• [THE EXERCISE]
Return the lines below exactly, from the first line to the line that contains "0.0092, 0.0086, 0.0076, 0.0073, 0.0075, 0.0167, 0.0136, 0.0138]". Leave out pictures.
++++ PROVIDED DATA
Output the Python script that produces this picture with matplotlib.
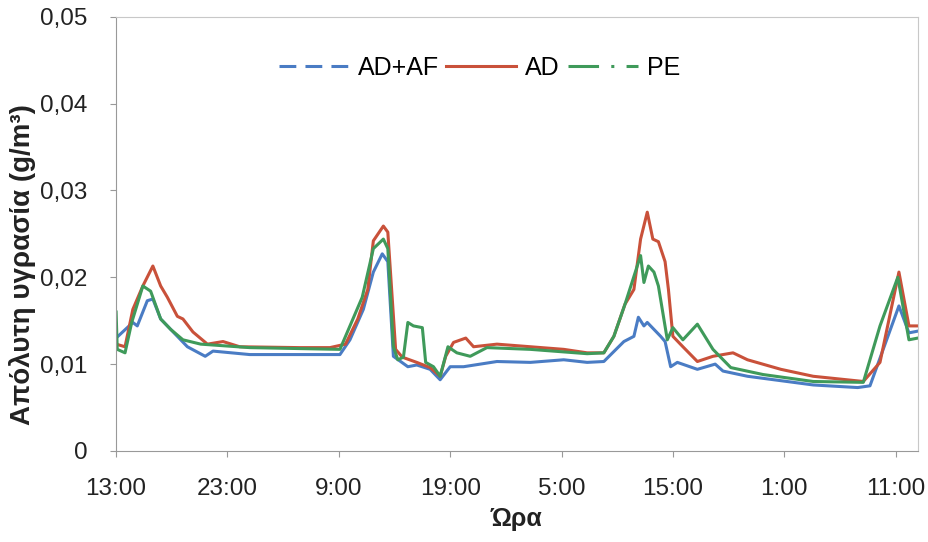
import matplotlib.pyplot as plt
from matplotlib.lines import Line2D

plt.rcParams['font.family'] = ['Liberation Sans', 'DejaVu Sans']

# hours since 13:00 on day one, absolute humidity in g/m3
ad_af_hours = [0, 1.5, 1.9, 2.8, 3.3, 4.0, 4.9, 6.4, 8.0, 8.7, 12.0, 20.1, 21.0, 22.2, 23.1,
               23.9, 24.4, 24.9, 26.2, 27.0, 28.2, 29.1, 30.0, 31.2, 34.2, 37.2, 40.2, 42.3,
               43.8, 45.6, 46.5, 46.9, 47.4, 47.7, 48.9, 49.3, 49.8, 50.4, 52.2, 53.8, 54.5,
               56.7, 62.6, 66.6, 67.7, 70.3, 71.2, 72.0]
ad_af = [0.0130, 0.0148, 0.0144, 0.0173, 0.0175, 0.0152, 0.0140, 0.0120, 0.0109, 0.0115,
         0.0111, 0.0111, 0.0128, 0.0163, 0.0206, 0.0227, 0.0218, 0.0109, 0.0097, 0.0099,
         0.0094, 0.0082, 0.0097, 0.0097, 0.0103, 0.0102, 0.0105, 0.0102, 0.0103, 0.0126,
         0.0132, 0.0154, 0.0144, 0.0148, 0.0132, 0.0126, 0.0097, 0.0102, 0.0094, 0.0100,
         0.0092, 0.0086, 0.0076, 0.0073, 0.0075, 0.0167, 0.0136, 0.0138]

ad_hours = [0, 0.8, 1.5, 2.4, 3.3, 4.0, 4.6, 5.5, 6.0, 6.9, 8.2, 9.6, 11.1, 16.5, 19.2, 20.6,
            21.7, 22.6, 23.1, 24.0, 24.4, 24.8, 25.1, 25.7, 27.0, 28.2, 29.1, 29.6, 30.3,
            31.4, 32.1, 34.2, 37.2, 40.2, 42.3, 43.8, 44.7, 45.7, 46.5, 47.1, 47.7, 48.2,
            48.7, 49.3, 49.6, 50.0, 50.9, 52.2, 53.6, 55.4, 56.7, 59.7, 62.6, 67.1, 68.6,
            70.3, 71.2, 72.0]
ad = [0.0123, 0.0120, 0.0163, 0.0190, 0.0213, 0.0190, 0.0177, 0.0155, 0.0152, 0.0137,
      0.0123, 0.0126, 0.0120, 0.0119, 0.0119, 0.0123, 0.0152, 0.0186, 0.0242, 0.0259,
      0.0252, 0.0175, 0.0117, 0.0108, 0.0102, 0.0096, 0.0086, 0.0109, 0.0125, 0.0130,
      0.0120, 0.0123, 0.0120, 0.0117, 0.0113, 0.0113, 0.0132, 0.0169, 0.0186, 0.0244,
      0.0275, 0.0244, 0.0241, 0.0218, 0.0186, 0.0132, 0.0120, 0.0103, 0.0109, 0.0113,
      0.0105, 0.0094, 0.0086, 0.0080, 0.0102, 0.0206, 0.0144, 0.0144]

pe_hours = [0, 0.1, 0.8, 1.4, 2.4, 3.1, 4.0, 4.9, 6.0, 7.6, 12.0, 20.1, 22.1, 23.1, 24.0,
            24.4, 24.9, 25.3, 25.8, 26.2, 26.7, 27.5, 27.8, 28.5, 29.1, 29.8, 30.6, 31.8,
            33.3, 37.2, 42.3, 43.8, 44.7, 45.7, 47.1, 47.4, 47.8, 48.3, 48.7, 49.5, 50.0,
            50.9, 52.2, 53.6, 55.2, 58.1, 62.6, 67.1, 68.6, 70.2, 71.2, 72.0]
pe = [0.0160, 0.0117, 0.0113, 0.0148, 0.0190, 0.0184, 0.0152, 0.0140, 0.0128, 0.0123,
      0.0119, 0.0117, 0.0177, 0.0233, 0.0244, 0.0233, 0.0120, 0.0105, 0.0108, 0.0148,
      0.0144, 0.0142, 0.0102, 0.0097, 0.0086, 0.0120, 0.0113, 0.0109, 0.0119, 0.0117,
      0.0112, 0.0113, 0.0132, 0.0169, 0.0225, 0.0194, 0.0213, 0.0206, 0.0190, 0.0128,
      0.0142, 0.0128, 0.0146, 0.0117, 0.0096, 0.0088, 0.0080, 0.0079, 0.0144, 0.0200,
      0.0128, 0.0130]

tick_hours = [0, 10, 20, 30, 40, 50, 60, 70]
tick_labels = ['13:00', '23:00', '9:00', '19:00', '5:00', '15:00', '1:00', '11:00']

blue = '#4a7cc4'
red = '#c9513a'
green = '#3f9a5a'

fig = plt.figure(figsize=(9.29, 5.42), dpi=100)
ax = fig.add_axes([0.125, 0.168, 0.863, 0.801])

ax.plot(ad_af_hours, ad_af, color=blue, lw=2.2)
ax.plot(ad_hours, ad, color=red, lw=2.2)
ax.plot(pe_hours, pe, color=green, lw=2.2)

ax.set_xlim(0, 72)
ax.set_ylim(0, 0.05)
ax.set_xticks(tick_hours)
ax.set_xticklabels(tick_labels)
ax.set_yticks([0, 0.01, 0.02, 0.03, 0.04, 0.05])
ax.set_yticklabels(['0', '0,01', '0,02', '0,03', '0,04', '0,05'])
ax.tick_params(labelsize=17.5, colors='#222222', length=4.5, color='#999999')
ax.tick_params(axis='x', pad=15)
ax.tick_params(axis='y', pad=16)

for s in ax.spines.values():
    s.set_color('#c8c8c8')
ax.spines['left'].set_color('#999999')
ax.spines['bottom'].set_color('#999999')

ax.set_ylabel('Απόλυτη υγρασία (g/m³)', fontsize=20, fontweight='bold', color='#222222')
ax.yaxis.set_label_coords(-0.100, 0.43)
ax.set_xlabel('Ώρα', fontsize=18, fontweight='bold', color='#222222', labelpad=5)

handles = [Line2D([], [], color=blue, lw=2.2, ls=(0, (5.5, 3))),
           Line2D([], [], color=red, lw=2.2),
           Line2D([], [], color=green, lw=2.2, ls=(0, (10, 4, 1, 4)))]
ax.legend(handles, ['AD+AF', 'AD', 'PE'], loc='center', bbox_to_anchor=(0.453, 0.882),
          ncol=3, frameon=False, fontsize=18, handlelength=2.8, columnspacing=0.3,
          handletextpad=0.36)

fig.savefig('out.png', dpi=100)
++++++++
• [RESPONSE TO THIS EXERCISE]
Output the Python script that produces this picture with matplotlib.
import matplotlib.pyplot as plt
from matplotlib.lines import Line2D

plt.rcParams['font.family'] = ['Liberation Sans', 'DejaVu Sans']

# hours since 13:00 on day one, absolute humidity in g/m3
ad_af_hours = [0, 1.5, 1.9, 2.8, 3.3, 4.0, 4.9, 6.4, 8.0, 8.7, 12.0, 20.1, 21.0, 22.2, 23.1,
               23.9, 24.4, 24.9, 26.2, 27.0, 28.2, 29.1, 30.0, 31.2, 34.2, 37.2, 40.2, 42.3,
               43.8, 45.6, 46.5, 46.9, 47.4, 47.7, 48.9, 49.3, 49.8, 50.4, 52.2, 53.8, 54.5,
               56.7, 62.6, 66.6, 67.7, 70.3, 71.2, 72.0]
ad_af = [0.0130, 0.0148, 0.0144, 0.0173, 0.0175, 0.0152, 0.0140, 0.0120, 0.0109, 0.0115,
         0.0111, 0.0111, 0.0128, 0.0163, 0.0206, 0.0227, 0.0218, 0.0109, 0.0097, 0.0099,
         0.0094, 0.0082, 0.0097, 0.0097, 0.0103, 0.0102, 0.0105, 0.0102, 0.0103, 0.0126,
         0.0132, 0.0154, 0.0144, 0.0148, 0.0132, 0.0126, 0.0097, 0.0102, 0.0094, 0.0100,
         0.0092, 0.0086, 0.0076, 0.0073, 0.0075, 0.0167, 0.0136, 0.0138]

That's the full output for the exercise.